| Challenge |
From the first line of the data down to and including the line with "import numpy as np", copy everything exactly, leaving out pictures.

--- Supplied data ---

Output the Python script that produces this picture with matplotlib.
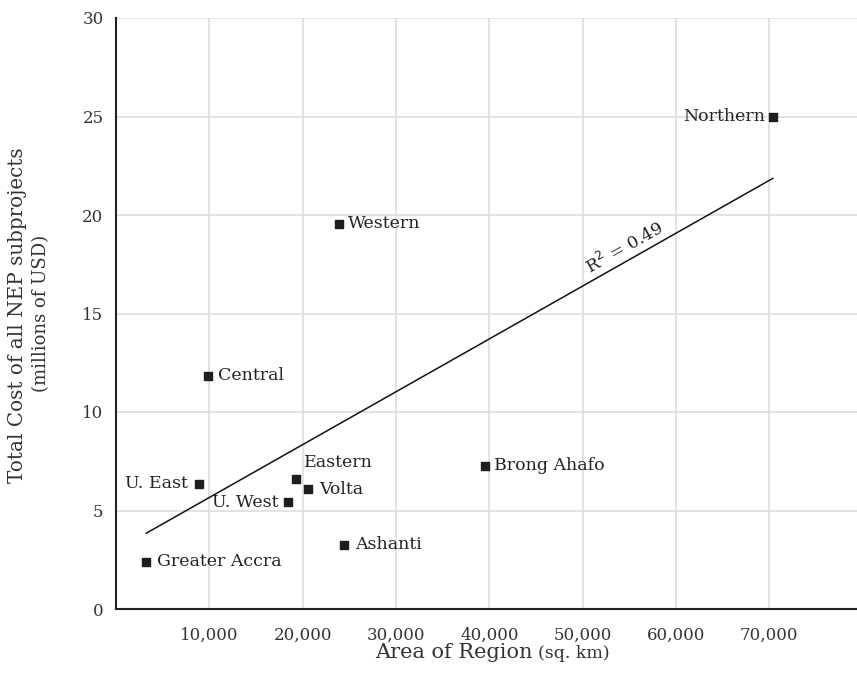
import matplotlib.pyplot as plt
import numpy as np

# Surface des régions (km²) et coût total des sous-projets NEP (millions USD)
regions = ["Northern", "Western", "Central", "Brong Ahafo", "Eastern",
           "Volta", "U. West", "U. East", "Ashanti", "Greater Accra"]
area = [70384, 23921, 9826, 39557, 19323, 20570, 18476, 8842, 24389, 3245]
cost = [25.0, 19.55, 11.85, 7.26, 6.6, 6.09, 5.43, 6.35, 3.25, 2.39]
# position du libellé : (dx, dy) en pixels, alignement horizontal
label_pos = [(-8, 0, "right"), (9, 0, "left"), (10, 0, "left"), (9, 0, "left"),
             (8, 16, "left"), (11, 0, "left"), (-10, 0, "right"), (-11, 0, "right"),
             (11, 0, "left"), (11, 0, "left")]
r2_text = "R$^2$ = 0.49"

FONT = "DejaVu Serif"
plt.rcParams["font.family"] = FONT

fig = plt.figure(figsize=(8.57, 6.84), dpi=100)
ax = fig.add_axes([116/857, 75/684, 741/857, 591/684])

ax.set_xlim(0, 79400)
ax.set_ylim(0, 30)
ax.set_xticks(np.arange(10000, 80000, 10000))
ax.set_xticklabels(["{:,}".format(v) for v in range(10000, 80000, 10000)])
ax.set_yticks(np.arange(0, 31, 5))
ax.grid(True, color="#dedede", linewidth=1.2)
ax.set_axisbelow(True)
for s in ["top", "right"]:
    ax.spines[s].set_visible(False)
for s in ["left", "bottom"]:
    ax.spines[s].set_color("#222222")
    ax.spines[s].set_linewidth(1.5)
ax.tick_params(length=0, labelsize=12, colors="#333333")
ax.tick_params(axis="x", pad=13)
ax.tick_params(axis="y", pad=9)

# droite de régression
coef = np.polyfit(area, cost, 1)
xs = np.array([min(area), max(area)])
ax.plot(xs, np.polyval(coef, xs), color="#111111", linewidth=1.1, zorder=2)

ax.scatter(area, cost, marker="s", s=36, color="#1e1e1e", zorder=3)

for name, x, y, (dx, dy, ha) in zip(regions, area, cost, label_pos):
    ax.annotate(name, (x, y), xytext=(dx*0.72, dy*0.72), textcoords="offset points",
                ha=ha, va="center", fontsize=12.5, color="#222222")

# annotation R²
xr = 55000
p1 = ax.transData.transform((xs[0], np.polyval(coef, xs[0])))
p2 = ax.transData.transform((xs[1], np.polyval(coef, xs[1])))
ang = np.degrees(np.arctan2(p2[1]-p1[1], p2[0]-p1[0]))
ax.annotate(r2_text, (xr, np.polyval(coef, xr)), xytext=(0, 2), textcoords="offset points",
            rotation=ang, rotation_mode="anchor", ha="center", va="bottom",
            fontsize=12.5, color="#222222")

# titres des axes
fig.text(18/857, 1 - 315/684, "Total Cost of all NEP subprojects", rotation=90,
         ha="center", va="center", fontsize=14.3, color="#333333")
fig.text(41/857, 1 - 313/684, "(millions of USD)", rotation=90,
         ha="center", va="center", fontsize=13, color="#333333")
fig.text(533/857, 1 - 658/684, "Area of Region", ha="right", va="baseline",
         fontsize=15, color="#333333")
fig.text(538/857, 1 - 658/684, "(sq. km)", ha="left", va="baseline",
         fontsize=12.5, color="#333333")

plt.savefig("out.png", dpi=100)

---

| Response below |
Output the Python script that produces this picture with matplotlib.
import matplotlib.pyplot as plt
import numpy as np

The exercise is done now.